While there are definite Pop-Punk songs here, the Rock-inspired numbers provide the more outstanding moments, of which Kemp
is undeniably the shining example. It’s hard to argue against this being the best Millencolin song ever, although there are many other candidates. I have listened to/played this song solidly for five years now and am not even close to being ‘over’ it. It is just pure Rock/Punk gold. The relentless drums and piercing guitar leads drive the choruses while the brooding, guitarless verses are auditory bliss. The solo and the build-up towards it are magnificent, and the feeling is only intensified with the forceful final choruses. The undoubted album highlight and the best Millencolin song in the post-Pennybridge era.
The 2005 album Kingwood
owes a lot to Home From Home
. While most fans agree that the latter release is the stronger of the two Rock-inspired albums, Home From Home
was essential in establishing the new Millencolin sound. But charting this unseen territory did have its drawbacks, as Punk Rock Rebel
shows. Just slightly too over-produced and attempting to blend too many influences in to one song, it drifts between engaging and dull in equal measures. The same applies to Botanic Mistress
, while the Pennybridge Pioneers
influence is obvious. And the most stupid lyrics of any Millencolin song for a few years. It is firmly tongue-in-cheek, but seriously, being in love with a plant? It is incongruous with the maturity of the album and one of the few weak points, certainly exacerbated by preceding the impressive Happiness For Dogs
. At first glance, nothing more than a disposable, rockin’ Pop-Punk tune, the contemplative and insightful lyrics and Nikola’s alluring vocals give this song a much deeper and involved sentiment than first impressions would have you believe. Again the lyrical maturity is tangible as Nikola tackles depression, psychiatry and long-term optimism in the beginning of the strong back end of the album. Battery Check
channels Penguins & Polarbears
with its catchy guitar intro, but this ode to personal identity and self-discovery is unique in the Millencolin discography. One of the most thoughtful and optimistic songs the band’s ever written, the feeling is one of hope and introspection. Nikola's vocals are again the feature in the dreamy, subdued choruses, and why not when you’ve got one of the best-suited voices for Pop-Punk and Rock in the business?

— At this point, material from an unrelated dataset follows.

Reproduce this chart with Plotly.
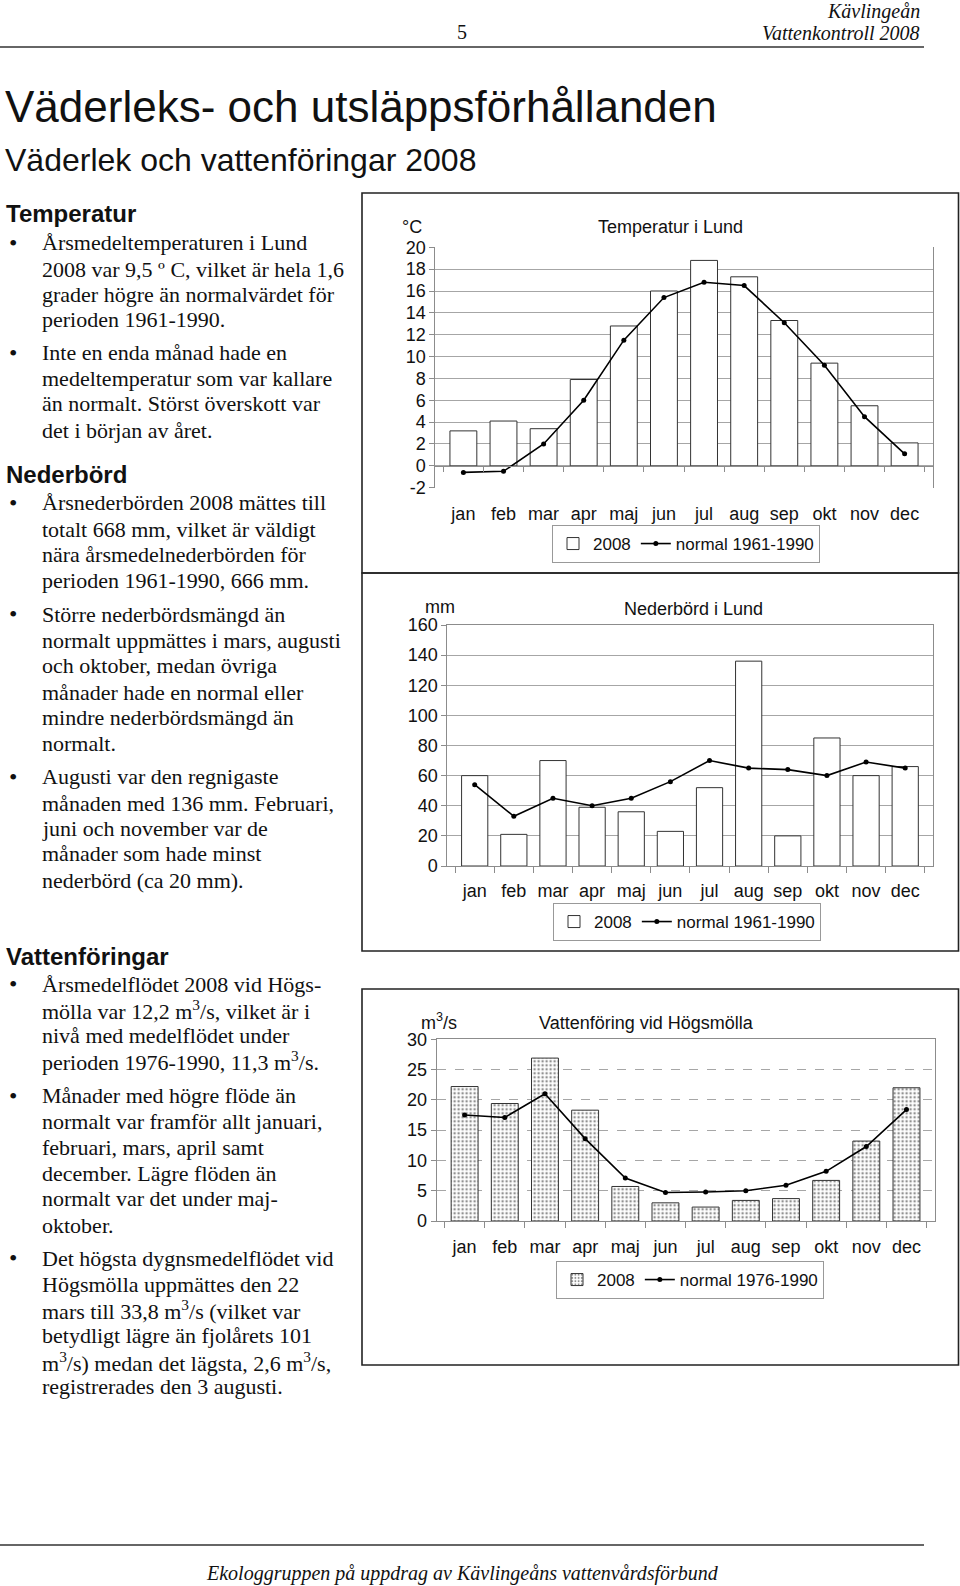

No review of Home From Home
would be complete without mentioning Blackeye
. From memory, Erik and Matthias (from the band) say that this is their favourite Millencolin song. And with good reason - it’s both full-blooded Rock and very-poppy Punk with one of the catchiest choruses on the album. The typically brilliant Millencolin backing-vocals are prominent, as Matthias and Erik prove yet again why the band has some of the best vocals in Punk. The sentiment is carried through to the abrasive choruses and subdued verses of Montego
as the flowing guitars further emphasise the move away from Pop-Punk towards more Rock-influenced Punk.
While the better tracks are brilliant Pop-Punk and Rock songs, Home From Home
is far from a perfect (or ‘classic’) album. There are a handful of songs that are completely anonymous that fail to live up to the standards set earlier in the album. Despite the disappointing tracks, the album is certainly one of the most impressive in the Millencolin collection, and undeniably important in supporting the band’s new direction. Far too quickly derided by many fans, Home From Home
is actually a rockin’ album that showed the band’s more mature and refined abilities and attitudes while still maintaining their Punk roots. Millencolin could’ve taken the easy route and released another Pennybridge Pioneers
, but they expanded their sound and developed their songwriting, for the better.